Right away, a neighbor remarked to Coachman's mother, "Evelyn, that gal's going to jump over the moon one of these days." Her mother replied, "Yeah, and she's gonna break her neck, too."
If anybody had told Coachman that playing in the roads "would lead me to the Olympics, I'd never have believed it," she said. "We didn't even know what the Olympics was all about. All we knew was that you'd throw things and jump over things."
Her first big leap was from competition at the national track championships as a high school senior to being invited to Alabama's Tuskegee Institute, an established track power, on a "working scholarship." She cleaned the school's gym and pool, sewed football uniforms and rolled the tennis courts in exchange for board and tuition -- and started a 10-year run as national high jump champion.
The next huge jump was winning the Olympic gold.
"King George of England awarded me my medal," Coachman said. "All the history books we read, about the king and queen of England -- how many young girls ever get a chance to shake the king's hand?"

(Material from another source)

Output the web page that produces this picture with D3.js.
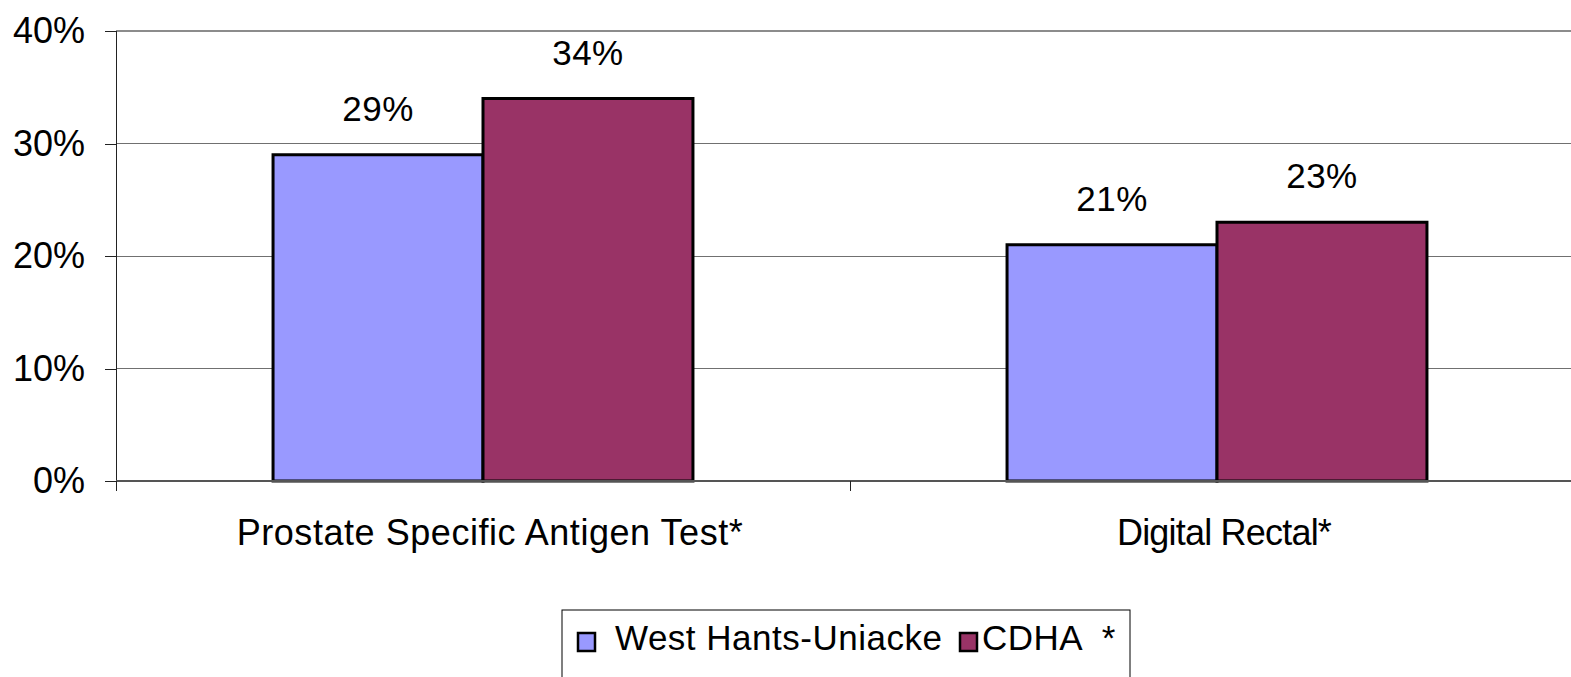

She met French President Charles de Gaulle in Paris on a post-Olympic tour of Western Europe, demonstrating how she won the gold. She came home to meet President Harry S. Truman and Eleanor Roosevelt, had Count Basie throw a victory party for her and a teammate in his basement, got a parade in her hometown and a ceremony at the Albany auditorium -- where blacks and whites sat separately.
Anonymously, some whites sent her congratulatory gifts, and Coca-Cola showed up at the high school, where she had begun a long career teaching physical education and coaching, to take her picture for a billboard campaign alongside Jesse Owens. That made Coachman the first black woman ever paid to endorse an international product.
Among old acquaintances, Olympic gold medalist Coachman's presence merely evoked the familiar "There go ol' Alice," she said. She went about teaching "eight gym classes -- and we had no gym" -- and coaching basketball. Her general obscurity was such that tennis great Arthur Ashe was disappointed to learn, early in Joyner-Kersee's career, that she never had heard of Coachman.